Girard’s most valuable insight is that rivalry and violence arise from sameness rather than difference. Where conflicts erupt between neighbors or ethnic groups, or even among nations, more often than not it’s because of what they have in common rather than what distinguishes them. In Girard’s words: “The error is always to reason within categories of ‘difference’ when the root of all conflicts is rather ‘competition,’ mimetic rivalry between persons, countries, cultures.” Often we fight or go to war to prove our difference from an enemy who in fact resembles us in ways we are all too eager to deny.

A related insight of equal importance concerns the deadly cycles of revenge and reciprocal violence. Girard taught that retaliation hardly ever limits itself to “an eye for an eye” but almost always escalates the level of violence. Every escalation is imitated in turn by the other party:

Clausewitz sees very clearly that modern wars are as violent as they are only because they are “reciprocal”: mobilization involves more and more people until it is “total,” as Ernst Junger wrote of the 1914 war…. It was because he was “responding” to the humiliations inflicted by the Treaty of Versailles and the occupation of the Rhineland that Hitler was able to mobilize a whole people. Likewise, it was because he was “responding” to the German invasion that Stalin achieved a decisive victory over Hitler. It was because he was “responding” to the United States that Bin Laden planned 9/11…. The one who believes he can control violence by setting up defenses is in fact controlled by violence.

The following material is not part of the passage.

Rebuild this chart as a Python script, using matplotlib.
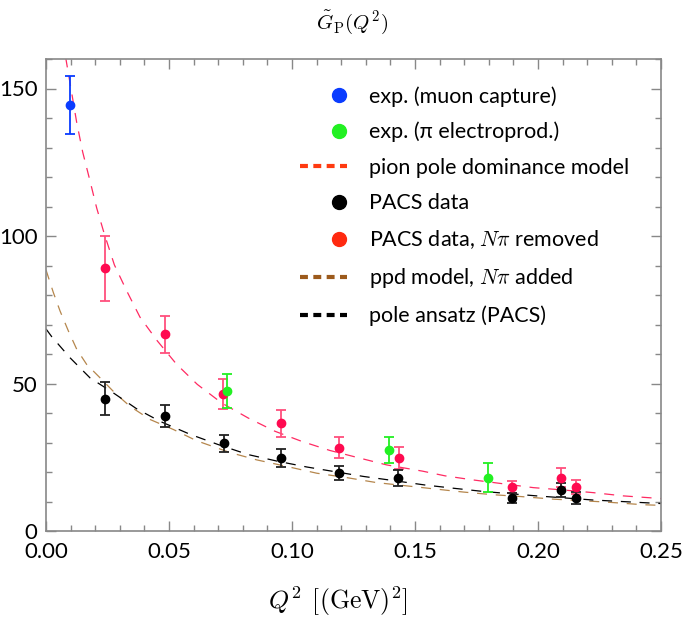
import matplotlib
matplotlib.use("Agg")
import matplotlib.pyplot as plt
from matplotlib.lines import Line2D
from matplotlib.legend_handler import HandlerBase
from matplotlib.ticker import MultipleLocator, FormatStrFormatter

plt.rcParams["font.family"] = ["Lato", "DejaVu Sans"]
plt.rcParams["mathtext.fontset"] = "cm"

# experimental points
muon_x = [0.0098]
muon_y = [144.3]
muon_err = [9.8]

elec_x = [0.0734, 0.1394, 0.1797]
elec_y = [47.4, 27.4, 18.0]
elec_err = [5.8, 4.5, 4.9]

# PACS lattice points
pacs_x = [0.0241, 0.0482, 0.0725, 0.0954, 0.1192, 0.1432, 0.1893, 0.2095, 0.2153]
pacs_y = [44.9, 39.0, 29.8, 24.7, 19.7, 18.0, 11.2, 13.9, 11.3]
pacs_err = [5.6, 3.6, 2.9, 3.0, 2.4, 2.6, 1.6, 2.3, 2.0]

removed_x = [0.0241, 0.0482, 0.0721, 0.0954, 0.1192, 0.1435, 0.1893, 0.2095, 0.2153]
removed_y = [89.1, 66.7, 46.5, 36.5, 28.2, 24.8, 14.9, 18.1, 15.0]
removed_err = [11.0, 6.3, 5.0, 4.6, 3.5, 3.7, 2.0, 3.2, 2.3]

# curves
ppd_x = [0.0080, 0.0125, 0.0149, 0.0180, 0.0206, 0.0236, 0.0278, 0.0328, 0.0382, 0.0452,
         0.0531, 0.0615, 0.0714, 0.0822, 0.0931, 0.1039, 0.1154, 0.1276, 0.1385, 0.1530,
         0.1622, 0.1737, 0.1859, 0.1981, 0.2103, 0.2225, 0.2347, 0.2500]
ppd_y = [160.5, 138.4, 128.5, 118.3, 109.5, 101.0, 90.2, 81.4, 72.5, 64.5,
         56.5, 49.7, 43.4, 38.3, 33.8, 30.4, 27.3, 24.7, 22.4, 20.3,
         18.7, 17.3, 16.0, 14.7, 13.9, 13.0, 11.9, 11.0]

pole_x = [0.0, 0.0023, 0.0098, 0.0179, 0.0274, 0.0369, 0.0463, 0.0585, 0.0700, 0.0822,
          0.0944, 0.1060, 0.1182, 0.1290, 0.1412, 0.1540, 0.1656, 0.1778, 0.1995, 0.2225, 0.2500]
pole_y = [68.5, 65.9, 58.7, 51.9, 46.8, 41.4, 37.2, 32.8, 29.3, 25.9,
          23.6, 21.7, 20.0, 18.5, 17.1, 15.6, 14.5, 13.4, 11.9, 10.5, 9.3]

added_x = [0.0, 0.0030, 0.0057, 0.0091, 0.0125, 0.0165, 0.0220, 0.0280, 0.0341, 0.0423,
           0.0518, 0.0612, 0.0748, 0.0857, 0.0978, 0.1100, 0.1222, 0.1344, 0.1466, 0.1575,
           0.1697, 0.1818, 0.1927, 0.2062, 0.2279, 0.2428, 0.2500]
added_y = [88.5, 80.8, 74.6, 67.8, 61.6, 56.5, 51.9, 46.8, 42.3, 37.8,
           34.4, 30.6, 26.6, 24.1, 21.9, 19.6, 18.1, 16.4, 15.3, 14.3,
           13.2, 12.3, 11.7, 10.8, 9.8, 8.9, 8.7]

legend_labels = ["exp. (muon capture)", "exp. (\u03c0 electroprod.)", "pion pole dominance model",
                 "PACS data", "PACS data, $N\\pi$ removed", "ppd model, $N\\pi$ added",
                 "pole ansatz (PACS)"]


class RightMarker(HandlerBase):
    # single dot sitting near the right end of the handle box
    def create_artists(self, legend, orig_handle, xdescent, ydescent, width, height, fontsize, trans):
        dot = Line2D([-xdescent + 0.83 * width], [(height - ydescent) / 2], ls="none", marker="o",
                     ms=orig_handle.get_markersize(), color=orig_handle.get_color())
        dot.set_transform(trans)
        return [dot]


fig = plt.figure(figsize=(6.85, 6.17), dpi=100)
ax = fig.add_axes([46 / 685, 86 / 617, 615 / 685, 472 / 617])

ax.plot(ppd_x, ppd_y, color="#ff2a62", lw=0.9, dashes=(8, 7))
ax.plot(added_x, added_y, color="#b5864c", lw=0.9, dashes=(8, 7))
ax.plot(pole_x, pole_y, color="black", lw=0.9, dashes=(8, 7))

eb = dict(fmt="o", ms=6, capsize=3.5, elinewidth=1.3, capthick=1.3)
ax.errorbar(removed_x, removed_y, yerr=removed_err, color="#ff0a50", ecolor="#ff4f7d", **eb)
ax.errorbar(pacs_x, pacs_y, yerr=pacs_err, color="black", ecolor="#222222", **eb)
ax.errorbar(elec_x, elec_y, yerr=elec_err, color="#22f022", ecolor="#22f022", **eb)
ax.errorbar(muon_x, muon_y, yerr=muon_err, color="#0a3cff", ecolor="#0a3cff", **eb)

ax.set_xlim(0, 0.25)
ax.set_ylim(0, 160)
ax.xaxis.set_major_locator(MultipleLocator(0.05))
ax.xaxis.set_minor_locator(MultipleLocator(0.01))
ax.yaxis.set_major_locator(MultipleLocator(50))
ax.yaxis.set_minor_locator(MultipleLocator(10))
ax.xaxis.set_major_formatter(FormatStrFormatter("%.2f"))
ax.tick_params(which="both", direction="in", top=True, right=True, color="#888888",
               labelsize=16, width=1)
ax.tick_params(which="major", length=7, pad=6)
ax.tick_params(axis="x", which="major", pad=8)
ax.tick_params(which="minor", length=4)
for s in ax.spines.values():
    s.set_color("#888888")
    s.set_linewidth(1.2)

handles = [
    Line2D([], [], ls="none", marker="o", ms=10, color="#0a3cff"),
    Line2D([], [], ls="none", marker="o", ms=10, color="#22f022"),
    Line2D([], [], color="#ff3a10", lw=3, dashes=(1.9, 1.3)),
    Line2D([], [], ls="none", marker="o", ms=10, color="black"),
    Line2D([], [], ls="none", marker="o", ms=10, color="#ff2a10"),
    Line2D([], [], color="#9c5a1c", lw=3, dashes=(1.9, 1.3)),
    Line2D([], [], color="black", lw=3, dashes=(1.9, 1.3)),
]
hmap = {h: RightMarker() for h in handles if h.get_linestyle() == "None"}
ax.legend(handles, legend_labels, handler_map=hmap, frameon=False, fontsize=15.5,
          loc="upper left", bbox_to_anchor=(300 / 685, 1 - 86 / 617),
          bbox_transform=fig.transFigure, handlelength=2.2, handletextpad=1.0,
          labelspacing=0.71, borderpad=0, borderaxespad=0)

fig.text(352 / 685, 1 - 22 / 617, r"$\tilde{G}_\mathrm{P}(Q^2)$", ha="center", va="center", fontsize=15)
fig.text(338 / 685, 1 - 601 / 617, r"$Q^2\;\,[(\mathrm{GeV})^2]$", ha="center", va="center", fontsize=18.5)

fig.savefig("out.png", dpi=100)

Those remarks come from the last book Girard wrote, Battling to the End (2010). It is in many ways one of his most interesting, for here he leaves behind speculations about archaic origins and turns his attention to modern history. The book’s conversations with Benoît Chantre, an eminent French Girardian, feature a major discussion of the war theorist Carl von Clausewitz (1780–1831), whose ideas about the “escalation to extremes” in modern warfare converge uncannily with Girard’s ideas about the acceleration of mimetic violence.

Toward the end of his life, Girard did not harbor much hope for history in the short term. In the past, politics was able to restrain mass violence and prevent its tendency to escalate to extremes, but in our time, he believed, politics had lost its power of containment. “Violence is a terrible adversary,” he wrote in Battling to the End, “especially since it always wins.” Yet it is necessary to battle violence with a new “heroic attitude,” for “it alone can link violence and reconciliation…[and] make tangible both the possibility of the end of the world and reconciliation among all members of humanity.” To that statement he felt compelled to add: “More than ever, I am convinced that history has meaning, and that its meaning is terrifying.” That meaning has to do with the primacy of violence in human relations. And to that statement, in turn, he added some verses of Friedrich Hölderlin: “But where danger threatens/that which saves from it also grows.”